We are fortunate to have Dave Hohl as our new class agent, since he has always been a strong advocate of Wesleyan. Dave continues to teach two classes in the Baruch College (SUNY system) Great Works Program as an adjunct associate professor. He would like to retire, but recent losses in the stock market and maintenance on his six-bedroom beachfront house in the Hamptons are straining his budget, so he will wait at least another year. Wife Anne continues as director of the French program at Seton Hall University.
Harvey Hull passed away peacefully at Connecticut Hospice on Dec. 17 at the age of 81. He retired after 35 years from the Lillian Goldman Rare Book Library at Yale University School of Law. After retirement he assisted the staff of the Guilford Keeping Society in cataloging their library collection and volunteered at the Guilford Free Library book sales. He is survived by his wife of 53 years, Sara, four children, as well as 10 grandchildren.
Mimi and Rob Mortimer arrived in Hanoi on Rob’s 80th birthday last October to begin a visit of Vietnam and Cambodia. Rob commented as follows: “The U.S. war in Vietnam was one of the great issues along with civil rights facing our class in the decade after our graduation. In some sense the trip was a vindication of my opposition to that war. The good news is that Vietnam is today a dynamic society with a growing economy and beautiful landscapes. Traveling north to south from Hanoi and the lovely Bay of Halong to the pre-colonial capital of Hué and on to Ho Chi Minh City (ex-Saigon) and the Mekong Delta, the names of battle places became the sites of a grand culture. Then we flew on to the longlost Khmer kingdom of Angkor Wat, surely one of the wonders of the world. We crossed paths with Buddhist bonzes, remembering their sacrifices in protest of the war. We returned assured that our activism against the war was the right thing to do in that first decade beyond Wesleyan.”

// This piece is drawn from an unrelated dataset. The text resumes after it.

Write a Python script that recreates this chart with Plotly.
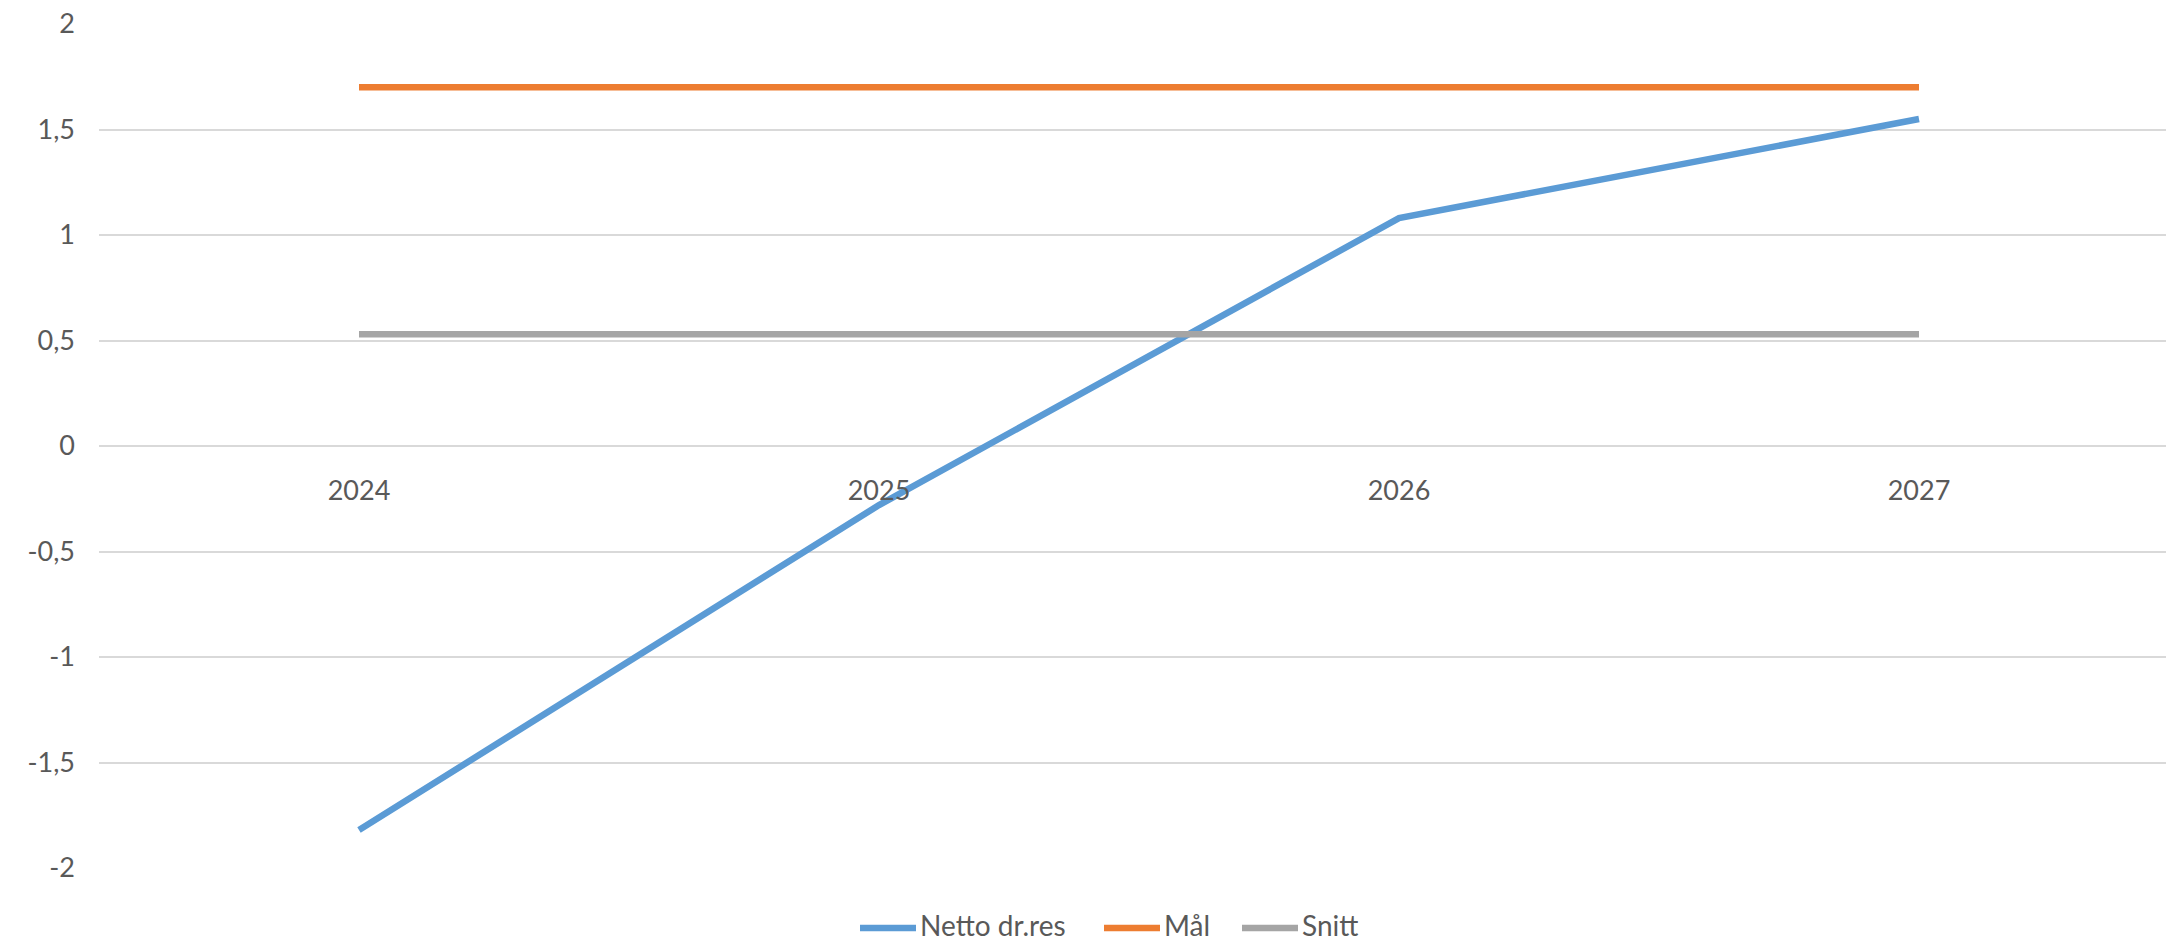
import plotly.graph_objects as go

# Data
years = ["2024", "2025", "2026", "2027"]
netto_dr_res = [-1.82, -0.28, 1.08, 1.55]
maal = [1.7, 1.7, 1.7, 1.7]
snitt = [0.53, 0.53, 0.53, 0.53]

series_names = ["Netto dr.res", "Mål", "Snitt"]

y_tickvals = [-2, -1.5, -1, -0.5, 0, 0.5, 1, 1.5, 2]
y_ticktext = ["-2", "-1,5", "-1", "-0,5", "0", "0,5", "1", "1,5", "2"]

BLUE = "#5B9BD5"
ORANGE = "#ED7D31"
GRAY = "#A5A5A5"
TEXT = "#595959"
GRID = "#D9D9D9"
FONT = "Lato, 'Open Sans', sans-serif"
colors = [BLUE, ORANGE, GRAY]

W, H = 2166, 943
ML, MR, MT, MB = 99, 0, 24, 75
plot_w = W - ML - MR
plot_h = H - MT - MB

fig = go.Figure()
for name, vals, color in zip(series_names, [netto_dr_res, maal, snitt], colors):
    fig.add_trace(go.Scatter(
        x=years, y=vals, name=name, mode="lines",
        line=dict(color=color, width=6.5),
        showlegend=False,
    ))

# Legend row below the plot: a short line sample followed by the series name
legend_line_y_px = 928
legend_text_y_px = 925
legend_sample_x_px = [860, 1104, 1242]
sample_len_px = 56
ly_line = (H - MB - legend_line_y_px) / plot_h
ly_text = (H - MB - legend_text_y_px) / plot_h
for name, color, x0_px in zip(series_names, colors, legend_sample_x_px):
    x0 = (x0_px - ML) / plot_w
    x1 = (x0_px + sample_len_px - ML) / plot_w
    fig.add_shape(type="line", xref="paper", yref="paper",
                  x0=x0, x1=x1, y0=ly_line, y1=ly_line,
                  line=dict(color=color, width=6.5))
    fig.add_annotation(xref="paper", yref="paper",
                       x=(x0_px + sample_len_px + 3 - ML) / plot_w, y=ly_text,
                       xanchor="left", yanchor="middle", showarrow=False,
                       borderpad=0,
                       text=name, font=dict(size=28, color=TEXT, family=FONT))

fig.update_layout(
    width=W, height=H,
    margin=dict(l=ML, r=MR, t=MT, b=MB, autoexpand=False),
    paper_bgcolor="white", plot_bgcolor="white",
    font=dict(family=FONT, color=TEXT, size=27),
    showlegend=False,
)

fig.update_xaxes(
    type="category",
    range=[-0.5, 3.475],
    anchor="free", position=0.5,
    showgrid=False, zeroline=False, showline=False,
    ticks="", ticklabelstandoff=26,
    tickfont=dict(size=27, color=TEXT, family=FONT),
)

fig.update_yaxes(
    range=[-2, 2],
    tickvals=y_tickvals, ticktext=y_ticktext,
    showgrid=True, gridcolor=GRID, gridwidth=2,
    zeroline=False, showline=False,
    ticks="", ticklabelstandoff=23,
    tickfont=dict(size=27, color=TEXT, family=FONT),
)

fig.write_html("out.html")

Ira Sharkansky recently celebrated his 80th birthday. All four of his children and most grandchildren came to Jerusalem from their homes in the States and elsewhere in Israel to join Ira and Varda. It was a time of memories, pictures, and looking forward.
In June 2018 Janet and Bill Walker moved from New York, where they had spent the past 40 years, to Cape Cod. They are both very active and have a large ground-floor apartment that suits them. It is not really retirement, as Bill is actively tracking projects in the Middle East. Janet and Bill will celebrate their 58th wedding anniversary in June 2019. He encourages us to “savor the gifted life we’ve all been privileged to experience since that long ago welcoming address by Vic Butterfield in the chapel in September 1956.”

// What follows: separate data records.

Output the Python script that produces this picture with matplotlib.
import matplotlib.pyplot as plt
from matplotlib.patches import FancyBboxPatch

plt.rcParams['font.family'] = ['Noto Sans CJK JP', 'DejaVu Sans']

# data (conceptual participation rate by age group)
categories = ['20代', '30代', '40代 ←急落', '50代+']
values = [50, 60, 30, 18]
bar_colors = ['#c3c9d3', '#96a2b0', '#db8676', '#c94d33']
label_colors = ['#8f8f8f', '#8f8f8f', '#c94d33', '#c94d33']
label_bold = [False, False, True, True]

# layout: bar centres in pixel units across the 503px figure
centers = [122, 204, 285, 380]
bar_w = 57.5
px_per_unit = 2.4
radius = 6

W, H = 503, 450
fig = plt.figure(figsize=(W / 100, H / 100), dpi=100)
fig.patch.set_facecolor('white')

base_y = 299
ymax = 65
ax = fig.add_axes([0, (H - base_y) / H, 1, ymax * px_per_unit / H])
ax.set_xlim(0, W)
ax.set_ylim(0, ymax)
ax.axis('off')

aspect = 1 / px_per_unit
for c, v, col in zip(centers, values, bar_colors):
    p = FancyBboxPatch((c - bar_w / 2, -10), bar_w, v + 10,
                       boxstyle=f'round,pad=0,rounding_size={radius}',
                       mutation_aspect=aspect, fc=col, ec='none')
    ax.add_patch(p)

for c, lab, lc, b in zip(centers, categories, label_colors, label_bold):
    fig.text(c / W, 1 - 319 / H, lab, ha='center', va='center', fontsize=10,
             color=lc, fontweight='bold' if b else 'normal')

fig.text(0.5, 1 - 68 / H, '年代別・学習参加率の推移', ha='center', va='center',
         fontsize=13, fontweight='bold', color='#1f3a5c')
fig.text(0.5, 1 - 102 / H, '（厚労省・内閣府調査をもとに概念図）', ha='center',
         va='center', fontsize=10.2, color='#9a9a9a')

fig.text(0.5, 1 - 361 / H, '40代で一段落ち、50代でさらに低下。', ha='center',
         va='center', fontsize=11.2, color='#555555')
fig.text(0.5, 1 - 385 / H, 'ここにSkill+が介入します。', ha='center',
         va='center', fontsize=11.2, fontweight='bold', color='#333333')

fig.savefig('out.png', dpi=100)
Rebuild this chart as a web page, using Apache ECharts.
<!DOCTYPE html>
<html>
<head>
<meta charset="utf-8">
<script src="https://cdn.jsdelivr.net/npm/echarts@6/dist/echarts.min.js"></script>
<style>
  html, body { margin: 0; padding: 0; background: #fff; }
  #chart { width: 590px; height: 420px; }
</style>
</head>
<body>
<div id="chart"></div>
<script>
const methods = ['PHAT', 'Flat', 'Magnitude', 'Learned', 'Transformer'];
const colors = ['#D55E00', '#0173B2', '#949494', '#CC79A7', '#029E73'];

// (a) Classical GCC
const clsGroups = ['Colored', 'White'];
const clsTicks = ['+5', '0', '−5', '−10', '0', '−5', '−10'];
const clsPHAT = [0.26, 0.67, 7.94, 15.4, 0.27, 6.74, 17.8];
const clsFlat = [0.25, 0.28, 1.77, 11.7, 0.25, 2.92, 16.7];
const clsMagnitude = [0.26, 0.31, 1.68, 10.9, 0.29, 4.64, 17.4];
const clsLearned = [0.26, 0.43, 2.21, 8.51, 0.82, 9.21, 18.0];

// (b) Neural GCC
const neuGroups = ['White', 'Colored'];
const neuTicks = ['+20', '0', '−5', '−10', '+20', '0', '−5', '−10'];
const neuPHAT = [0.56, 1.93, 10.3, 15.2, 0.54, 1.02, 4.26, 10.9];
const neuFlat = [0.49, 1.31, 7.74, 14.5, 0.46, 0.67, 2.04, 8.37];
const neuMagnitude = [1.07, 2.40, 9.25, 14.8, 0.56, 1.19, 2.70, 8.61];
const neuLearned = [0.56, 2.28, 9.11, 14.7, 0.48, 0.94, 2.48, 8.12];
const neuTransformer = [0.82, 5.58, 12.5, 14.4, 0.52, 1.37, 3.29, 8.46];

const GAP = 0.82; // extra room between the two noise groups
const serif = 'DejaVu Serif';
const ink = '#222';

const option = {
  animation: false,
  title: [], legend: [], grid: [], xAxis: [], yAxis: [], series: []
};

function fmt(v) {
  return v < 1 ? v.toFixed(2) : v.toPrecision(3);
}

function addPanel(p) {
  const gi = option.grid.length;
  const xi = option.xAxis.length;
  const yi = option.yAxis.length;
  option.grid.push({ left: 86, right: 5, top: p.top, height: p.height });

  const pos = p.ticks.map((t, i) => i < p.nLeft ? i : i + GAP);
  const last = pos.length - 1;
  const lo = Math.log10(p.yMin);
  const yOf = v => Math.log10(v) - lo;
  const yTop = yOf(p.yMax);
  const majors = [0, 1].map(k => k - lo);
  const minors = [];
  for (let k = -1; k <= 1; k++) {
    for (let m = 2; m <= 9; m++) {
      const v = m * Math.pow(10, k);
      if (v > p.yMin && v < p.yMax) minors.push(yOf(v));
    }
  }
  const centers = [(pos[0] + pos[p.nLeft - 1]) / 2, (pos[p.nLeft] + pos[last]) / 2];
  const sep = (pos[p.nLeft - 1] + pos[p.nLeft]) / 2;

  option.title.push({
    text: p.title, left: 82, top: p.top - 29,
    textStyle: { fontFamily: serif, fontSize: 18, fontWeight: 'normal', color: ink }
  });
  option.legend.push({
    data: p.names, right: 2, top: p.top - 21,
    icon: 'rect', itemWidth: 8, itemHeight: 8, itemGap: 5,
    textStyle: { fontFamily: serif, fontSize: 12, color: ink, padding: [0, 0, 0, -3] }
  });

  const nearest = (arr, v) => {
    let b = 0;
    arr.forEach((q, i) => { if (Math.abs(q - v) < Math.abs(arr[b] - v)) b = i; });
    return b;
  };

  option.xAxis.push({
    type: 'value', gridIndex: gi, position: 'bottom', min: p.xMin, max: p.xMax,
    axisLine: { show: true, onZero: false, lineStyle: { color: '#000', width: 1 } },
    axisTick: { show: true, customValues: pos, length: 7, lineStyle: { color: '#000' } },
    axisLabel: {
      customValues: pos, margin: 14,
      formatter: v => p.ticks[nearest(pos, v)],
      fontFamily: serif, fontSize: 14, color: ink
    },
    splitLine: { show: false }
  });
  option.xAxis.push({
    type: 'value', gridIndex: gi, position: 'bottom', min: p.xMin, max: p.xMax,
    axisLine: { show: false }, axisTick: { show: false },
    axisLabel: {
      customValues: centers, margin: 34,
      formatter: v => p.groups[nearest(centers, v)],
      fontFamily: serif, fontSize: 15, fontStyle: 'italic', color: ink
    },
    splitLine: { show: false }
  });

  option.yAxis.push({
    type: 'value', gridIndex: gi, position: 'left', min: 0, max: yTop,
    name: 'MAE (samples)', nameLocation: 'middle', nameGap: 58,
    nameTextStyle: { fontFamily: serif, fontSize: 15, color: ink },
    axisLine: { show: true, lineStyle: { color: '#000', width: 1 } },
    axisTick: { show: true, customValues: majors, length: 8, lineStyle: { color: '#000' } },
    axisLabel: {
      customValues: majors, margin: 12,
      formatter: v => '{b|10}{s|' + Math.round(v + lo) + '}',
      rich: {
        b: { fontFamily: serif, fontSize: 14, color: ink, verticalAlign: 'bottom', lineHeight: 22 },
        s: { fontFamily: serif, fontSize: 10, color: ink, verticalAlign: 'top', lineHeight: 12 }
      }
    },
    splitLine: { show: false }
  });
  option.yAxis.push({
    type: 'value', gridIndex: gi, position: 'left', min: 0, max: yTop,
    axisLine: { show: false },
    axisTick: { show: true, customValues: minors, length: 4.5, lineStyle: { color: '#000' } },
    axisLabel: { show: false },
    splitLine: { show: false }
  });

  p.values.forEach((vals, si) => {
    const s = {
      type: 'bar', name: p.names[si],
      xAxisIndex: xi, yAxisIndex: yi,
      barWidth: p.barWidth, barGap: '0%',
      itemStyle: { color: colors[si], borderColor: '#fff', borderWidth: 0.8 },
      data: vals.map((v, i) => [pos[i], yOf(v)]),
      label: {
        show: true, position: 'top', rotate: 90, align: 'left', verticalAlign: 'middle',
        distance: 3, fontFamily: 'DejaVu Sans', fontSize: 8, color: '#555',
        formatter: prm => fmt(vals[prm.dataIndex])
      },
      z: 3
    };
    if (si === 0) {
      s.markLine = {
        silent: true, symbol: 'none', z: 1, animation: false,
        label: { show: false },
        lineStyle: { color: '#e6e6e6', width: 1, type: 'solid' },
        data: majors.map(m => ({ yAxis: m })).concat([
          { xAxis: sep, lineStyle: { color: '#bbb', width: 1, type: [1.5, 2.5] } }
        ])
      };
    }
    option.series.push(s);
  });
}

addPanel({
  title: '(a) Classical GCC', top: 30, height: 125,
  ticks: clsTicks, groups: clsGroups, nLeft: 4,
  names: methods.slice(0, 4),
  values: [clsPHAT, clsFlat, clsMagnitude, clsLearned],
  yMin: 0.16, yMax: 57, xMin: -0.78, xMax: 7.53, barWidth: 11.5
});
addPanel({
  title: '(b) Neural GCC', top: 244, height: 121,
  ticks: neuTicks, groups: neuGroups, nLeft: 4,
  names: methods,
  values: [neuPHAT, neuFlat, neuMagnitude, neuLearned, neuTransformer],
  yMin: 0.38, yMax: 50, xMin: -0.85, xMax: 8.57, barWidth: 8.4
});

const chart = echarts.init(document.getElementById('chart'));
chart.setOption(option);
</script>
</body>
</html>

The big trip of the year for Ann and Bob Williams came in August, when they joined their Russian surrogate family, Elina, Sasha, and two children, at the seaside town of Murter on the Dalmatian coast of Croatia. Their relationship started at Davidson, where they were Elina’s host family in ’94, and they have remained very close. Despite the heat and humidity, it was a marvelous look at another culture where the eastern half of Europe likes to play in summer.
Back in the States, Bob had a scary car accident on Sept. 1, in Maine, when he somehow drove off Route 1 into a signpost, which resulted in a bruised sternum and ribs, and a totaled car. Despite that they managed to have two weeks in Lovell on Kezar Lake at their family camp, Birch Lodge, where they honeymooned in 1960. Time does fly by.
Bob has written a timely book, Useful Assets: The Trump Family, the Russians, and Eurasian Organized Crime (Dorrance Publishers), which will soon be available at Amazon.com.
My deceased wife left an IRA that has been used to fund the Sal and Judy Russo Biochemistry Research Endowment at Western Washington University. It honors my contributions to the early development of the biochemistry program. In addition, it honors the memory of Judy and her devotion to family. The endowment funds will be used for the education of future biochemistry students.